La La La La Lahhhhh.
That’s me with my hands over my ears trying desperately not to hear it’s school holidays again.
Don’t get me wrong. I have great kids, but I am not a great mother when I have all three of them without respite.
I despise feeling as if I must have them programmed and scheduled into mind-bending vacation experiences for the entire break. However, entertaining for a spectrum of ages spanning one to ten years is like trying to feed an Englishman, a Chinaman and a Frenchman in a Lebanese restaurant. Someone is always unhappy.

In the normal scheme of a school term, I will rant and rave from 7.45 to 8.55am at which point number one son is safely at school and number two son is ready to be launched through the kindergarten door.
In holiday world, ranting and raving may continue on until 8pm in the evening.
In normal world, three loads of washing are done and house tidied by noon when baby sleeps.
In holiday world, the revolving door of play-dates and activities means one load of washing might get under way but will remain in the machine for three days. Consequently it smells like damp dog and needs washing again.

The house remains in a state of permanently crummy disarray and the baby catnaps in the stroller or car seat between ferrying her brothers round the neighbourhood. In normal world, there are routine eating breaks. In holiday world, the kitchen is apparently always open and food carted from room to room. Popcorn husks jam computer keyboards, Chinese crackers stain carpets (after getting wet with baby’s dribble) and pretzel salt ends up feeling like a sandy annoyance in the bed sheets.
Dare I say it, I think school holidays affect us all. Especially the elderly.

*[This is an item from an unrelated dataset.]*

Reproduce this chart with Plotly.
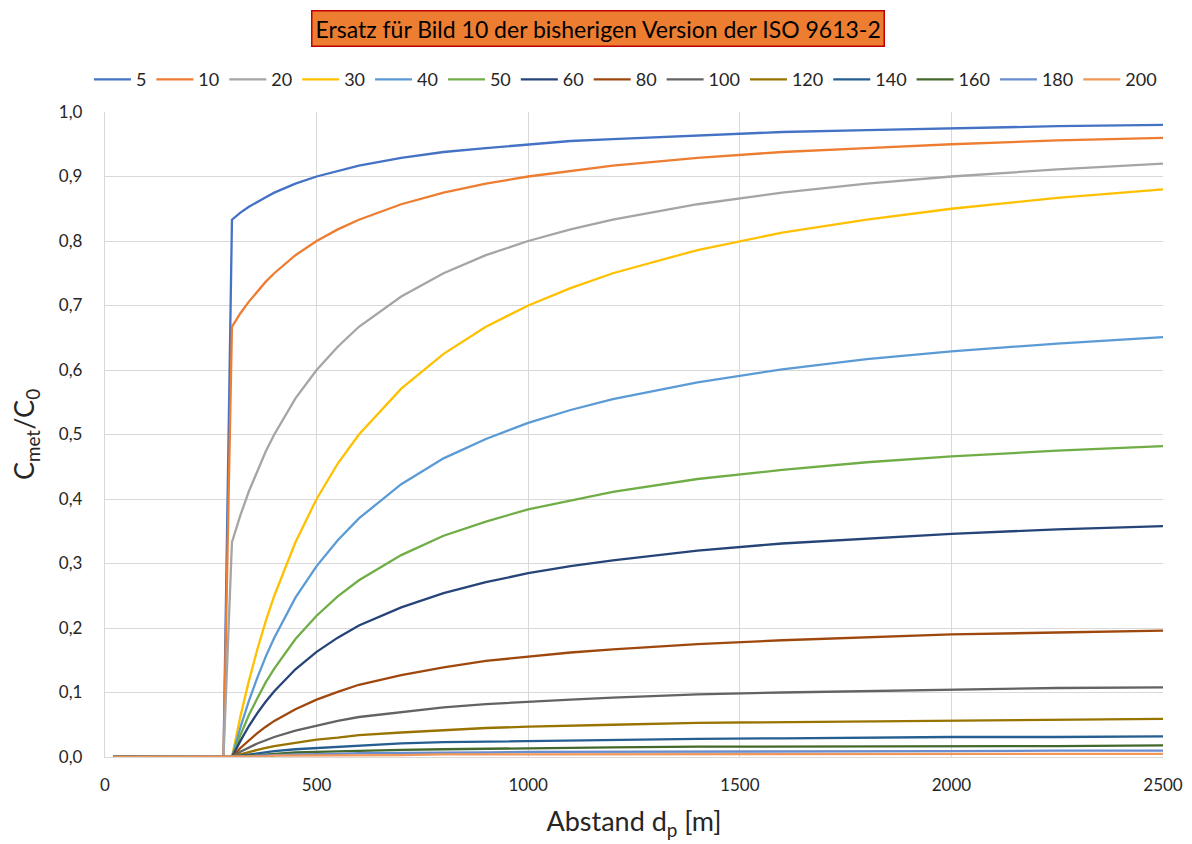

Holidays tend to beat the sense of entitlement that a good proportion of the rinse-set possess, out of their bitter wrinkly faces. On school breaks they meet their match, in the pimply over-indulged youths who wear their sense of entitlement like the latest fashion. No longer is the shopping centre a place for the posting of letters or drinking of tea. It’s now over-run with skateboard-crazed, mini skirt-wearing teens, who don’t move over when the built up shoes of a senior cit pitter patter toward them. I for one, take some pleasure in this battle. It’s usually me their pursed-lip sneer is focused on, when my children are loud or I’ve left my shopping trolley parked in the middle of the aisle to avoid the baby swiping the shelves . Holidays distract from persecuting the child-rearers.

There is a certain sense of guilt that accompanies my attitude to school holidays so I pull myself together and try harder…… Then I hurriedly try to put them into the local vacation care but by then it’s all booked out. My tardy planning is just like superannuation. A false saving that means my kids and I have to learn to be together. Probably for the best.